-- Brief --
Write out again, word for word, the lines below from the line that holds "Recreate this image" through the line that holds "va='center', color='black', fontsize=13.5, zorder=4)", omitting pictures.

-- Data excerpts --
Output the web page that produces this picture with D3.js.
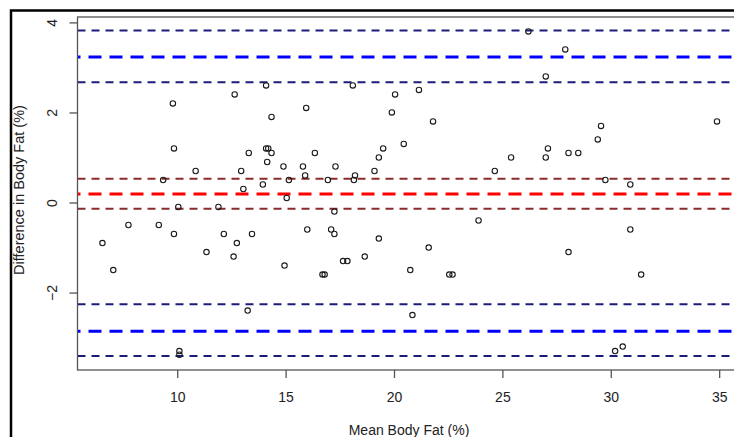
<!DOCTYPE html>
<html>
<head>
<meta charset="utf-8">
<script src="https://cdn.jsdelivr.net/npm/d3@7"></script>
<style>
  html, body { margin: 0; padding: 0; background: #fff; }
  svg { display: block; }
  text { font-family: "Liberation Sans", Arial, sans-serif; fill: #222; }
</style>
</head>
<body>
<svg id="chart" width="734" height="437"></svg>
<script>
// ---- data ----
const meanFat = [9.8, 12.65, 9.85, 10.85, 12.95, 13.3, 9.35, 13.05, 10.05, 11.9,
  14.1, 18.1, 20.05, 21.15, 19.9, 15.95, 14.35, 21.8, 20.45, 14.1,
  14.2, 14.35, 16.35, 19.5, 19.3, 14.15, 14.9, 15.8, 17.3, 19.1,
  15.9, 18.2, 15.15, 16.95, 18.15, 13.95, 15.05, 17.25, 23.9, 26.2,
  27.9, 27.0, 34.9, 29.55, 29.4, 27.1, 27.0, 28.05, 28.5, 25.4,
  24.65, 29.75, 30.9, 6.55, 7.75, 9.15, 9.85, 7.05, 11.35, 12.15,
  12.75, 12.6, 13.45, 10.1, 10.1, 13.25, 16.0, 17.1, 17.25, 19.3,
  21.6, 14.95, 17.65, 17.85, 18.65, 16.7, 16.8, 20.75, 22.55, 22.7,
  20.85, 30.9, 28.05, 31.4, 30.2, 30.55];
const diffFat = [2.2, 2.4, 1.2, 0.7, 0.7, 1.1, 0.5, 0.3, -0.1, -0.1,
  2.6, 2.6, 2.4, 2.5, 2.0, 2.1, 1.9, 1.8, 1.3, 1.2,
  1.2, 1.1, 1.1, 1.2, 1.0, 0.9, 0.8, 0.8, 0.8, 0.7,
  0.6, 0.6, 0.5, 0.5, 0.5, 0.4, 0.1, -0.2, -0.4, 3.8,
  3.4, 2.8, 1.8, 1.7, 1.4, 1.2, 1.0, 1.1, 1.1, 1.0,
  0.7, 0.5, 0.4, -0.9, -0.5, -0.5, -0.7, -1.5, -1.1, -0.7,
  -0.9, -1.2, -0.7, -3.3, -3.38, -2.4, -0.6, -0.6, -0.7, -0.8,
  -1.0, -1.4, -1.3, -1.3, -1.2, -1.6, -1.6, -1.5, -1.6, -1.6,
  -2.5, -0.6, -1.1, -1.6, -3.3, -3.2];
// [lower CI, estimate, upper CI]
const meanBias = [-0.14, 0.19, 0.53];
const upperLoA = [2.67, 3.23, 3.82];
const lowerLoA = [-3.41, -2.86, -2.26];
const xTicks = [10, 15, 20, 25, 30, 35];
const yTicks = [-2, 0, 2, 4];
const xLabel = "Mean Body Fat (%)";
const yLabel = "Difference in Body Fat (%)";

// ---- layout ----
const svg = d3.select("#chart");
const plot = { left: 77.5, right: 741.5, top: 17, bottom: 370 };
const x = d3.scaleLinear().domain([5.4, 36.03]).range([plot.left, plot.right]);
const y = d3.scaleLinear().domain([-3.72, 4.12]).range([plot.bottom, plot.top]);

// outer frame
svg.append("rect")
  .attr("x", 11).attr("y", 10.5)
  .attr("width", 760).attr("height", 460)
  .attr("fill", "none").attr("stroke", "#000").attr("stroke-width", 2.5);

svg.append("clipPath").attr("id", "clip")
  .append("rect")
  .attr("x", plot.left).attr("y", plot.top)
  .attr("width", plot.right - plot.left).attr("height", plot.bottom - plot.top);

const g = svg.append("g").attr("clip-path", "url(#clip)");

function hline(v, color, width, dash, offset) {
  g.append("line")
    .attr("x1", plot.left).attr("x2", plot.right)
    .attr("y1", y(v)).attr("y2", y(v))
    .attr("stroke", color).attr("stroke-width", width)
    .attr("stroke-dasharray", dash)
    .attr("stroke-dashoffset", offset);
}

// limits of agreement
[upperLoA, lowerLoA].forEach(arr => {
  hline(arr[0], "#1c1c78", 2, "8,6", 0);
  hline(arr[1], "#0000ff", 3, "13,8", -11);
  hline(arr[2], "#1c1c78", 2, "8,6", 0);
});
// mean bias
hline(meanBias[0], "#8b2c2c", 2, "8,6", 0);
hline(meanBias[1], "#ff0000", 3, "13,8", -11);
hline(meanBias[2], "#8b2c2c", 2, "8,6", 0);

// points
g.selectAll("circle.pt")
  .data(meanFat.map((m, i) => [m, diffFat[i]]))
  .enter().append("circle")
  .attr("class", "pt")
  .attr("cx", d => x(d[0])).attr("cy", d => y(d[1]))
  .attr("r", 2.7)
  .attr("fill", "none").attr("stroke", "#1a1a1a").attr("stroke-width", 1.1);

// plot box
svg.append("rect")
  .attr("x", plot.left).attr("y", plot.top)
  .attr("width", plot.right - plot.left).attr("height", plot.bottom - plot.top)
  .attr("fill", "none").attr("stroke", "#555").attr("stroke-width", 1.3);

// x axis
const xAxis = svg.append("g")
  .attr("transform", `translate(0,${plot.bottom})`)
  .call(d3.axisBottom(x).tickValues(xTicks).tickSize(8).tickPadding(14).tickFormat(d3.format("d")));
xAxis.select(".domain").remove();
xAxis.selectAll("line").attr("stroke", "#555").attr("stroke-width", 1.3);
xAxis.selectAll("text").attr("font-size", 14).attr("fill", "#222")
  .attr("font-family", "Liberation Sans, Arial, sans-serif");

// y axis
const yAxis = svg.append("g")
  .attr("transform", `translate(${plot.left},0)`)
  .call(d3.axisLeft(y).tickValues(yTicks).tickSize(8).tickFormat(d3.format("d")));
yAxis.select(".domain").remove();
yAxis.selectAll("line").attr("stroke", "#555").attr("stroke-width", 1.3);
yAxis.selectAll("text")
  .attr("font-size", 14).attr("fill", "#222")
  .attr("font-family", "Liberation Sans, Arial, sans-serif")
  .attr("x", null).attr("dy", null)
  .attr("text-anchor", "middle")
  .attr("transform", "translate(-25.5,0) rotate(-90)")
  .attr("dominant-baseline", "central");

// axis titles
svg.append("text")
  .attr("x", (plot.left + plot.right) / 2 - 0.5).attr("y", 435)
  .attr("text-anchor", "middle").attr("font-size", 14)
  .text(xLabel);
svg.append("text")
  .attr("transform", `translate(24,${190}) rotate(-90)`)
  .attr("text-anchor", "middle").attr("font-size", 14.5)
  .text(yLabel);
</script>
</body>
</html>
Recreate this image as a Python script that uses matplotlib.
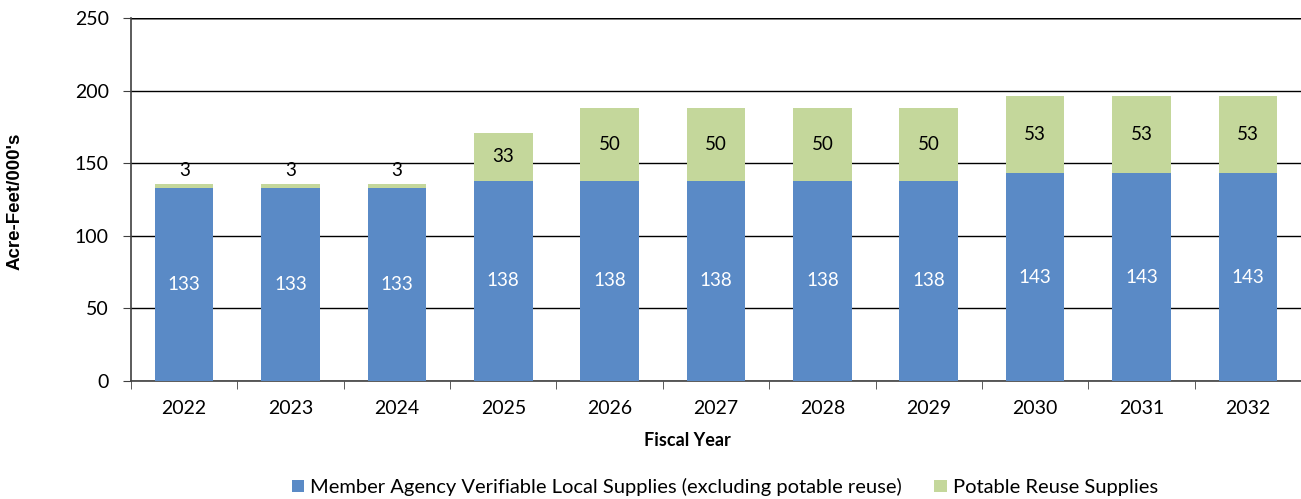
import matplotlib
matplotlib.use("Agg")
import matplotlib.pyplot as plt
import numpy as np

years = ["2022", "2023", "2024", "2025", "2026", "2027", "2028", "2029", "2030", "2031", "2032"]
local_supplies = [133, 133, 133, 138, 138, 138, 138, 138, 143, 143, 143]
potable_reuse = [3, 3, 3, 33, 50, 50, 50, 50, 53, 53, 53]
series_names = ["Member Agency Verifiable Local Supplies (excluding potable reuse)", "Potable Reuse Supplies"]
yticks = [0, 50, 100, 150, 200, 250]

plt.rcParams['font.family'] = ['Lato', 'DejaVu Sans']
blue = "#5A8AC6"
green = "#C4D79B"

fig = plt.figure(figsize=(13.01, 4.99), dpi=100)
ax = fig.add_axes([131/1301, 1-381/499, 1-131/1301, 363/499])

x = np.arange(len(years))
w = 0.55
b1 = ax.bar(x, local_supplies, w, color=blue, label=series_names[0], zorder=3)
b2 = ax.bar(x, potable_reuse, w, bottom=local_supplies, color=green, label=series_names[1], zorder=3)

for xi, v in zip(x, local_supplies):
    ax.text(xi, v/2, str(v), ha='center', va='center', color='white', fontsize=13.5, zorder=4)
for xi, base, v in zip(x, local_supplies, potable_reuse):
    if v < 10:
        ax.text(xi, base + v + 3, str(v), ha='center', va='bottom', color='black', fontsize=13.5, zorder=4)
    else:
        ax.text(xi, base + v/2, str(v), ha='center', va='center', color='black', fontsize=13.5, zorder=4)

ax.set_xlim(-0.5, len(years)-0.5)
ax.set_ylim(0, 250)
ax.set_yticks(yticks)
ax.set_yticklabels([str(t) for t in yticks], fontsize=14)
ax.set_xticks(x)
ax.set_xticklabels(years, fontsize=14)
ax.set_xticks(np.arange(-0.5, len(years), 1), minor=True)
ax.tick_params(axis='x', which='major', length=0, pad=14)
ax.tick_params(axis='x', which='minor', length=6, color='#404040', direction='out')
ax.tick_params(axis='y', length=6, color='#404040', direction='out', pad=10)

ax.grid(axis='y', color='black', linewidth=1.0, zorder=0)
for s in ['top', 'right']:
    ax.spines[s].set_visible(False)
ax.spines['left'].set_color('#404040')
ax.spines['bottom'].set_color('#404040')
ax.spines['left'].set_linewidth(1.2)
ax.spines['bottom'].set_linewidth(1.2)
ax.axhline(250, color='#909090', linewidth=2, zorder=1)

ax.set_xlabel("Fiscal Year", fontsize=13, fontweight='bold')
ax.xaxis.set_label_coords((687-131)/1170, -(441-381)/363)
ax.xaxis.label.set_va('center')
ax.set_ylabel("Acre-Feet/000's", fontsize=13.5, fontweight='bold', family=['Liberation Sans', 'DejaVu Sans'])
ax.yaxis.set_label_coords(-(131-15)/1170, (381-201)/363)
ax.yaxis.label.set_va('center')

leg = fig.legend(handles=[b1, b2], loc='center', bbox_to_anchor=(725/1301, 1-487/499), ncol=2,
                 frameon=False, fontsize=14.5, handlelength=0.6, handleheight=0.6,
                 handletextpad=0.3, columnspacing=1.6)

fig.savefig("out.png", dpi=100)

-- Written response --
Recreate this image as a Python script that uses matplotlib.
import matplotlib
matplotlib.use("Agg")
import matplotlib.pyplot as plt
import numpy as np

years = ["2022", "2023", "2024", "2025", "2026", "2027", "2028", "2029", "2030", "2031", "2032"]
local_supplies = [133, 133, 133, 138, 138, 138, 138, 138, 143, 143, 143]
potable_reuse = [3, 3, 3, 33, 50, 50, 50, 50, 53, 53, 53]
series_names = ["Member Agency Verifiable Local Supplies (excluding potable reuse)", "Potable Reuse Supplies"]
yticks = [0, 50, 100, 150, 200, 250]

plt.rcParams['font.family'] = ['Lato', 'DejaVu Sans']
blue = "#5A8AC6"
green = "#C4D79B"

fig = plt.figure(figsize=(13.01, 4.99), dpi=100)
ax = fig.add_axes([131/1301, 1-381/499, 1-131/1301, 363/499])

x = np.arange(len(years))
w = 0.55
b1 = ax.bar(x, local_supplies, w, color=blue, label=series_names[0], zorder=3)
b2 = ax.bar(x, potable_reuse, w, bottom=local_supplies, color=green, label=series_names[1], zorder=3)

for xi, v in zip(x, local_supplies):
    ax.text(xi, v/2, str(v), ha='center', va='center', color='white', fontsize=13.5, zorder=4)
for xi, base, v in zip(x, local_supplies, potable_reuse):
    if v < 10:
        ax.text(xi, base + v + 3, str(v), ha='center', va='bottom', color='black', fontsize=13.5, zorder=4)
    else:
        ax.text(xi, base + v/2, str(v), ha='center', va='center', color='black', fontsize=13.5, zorder=4)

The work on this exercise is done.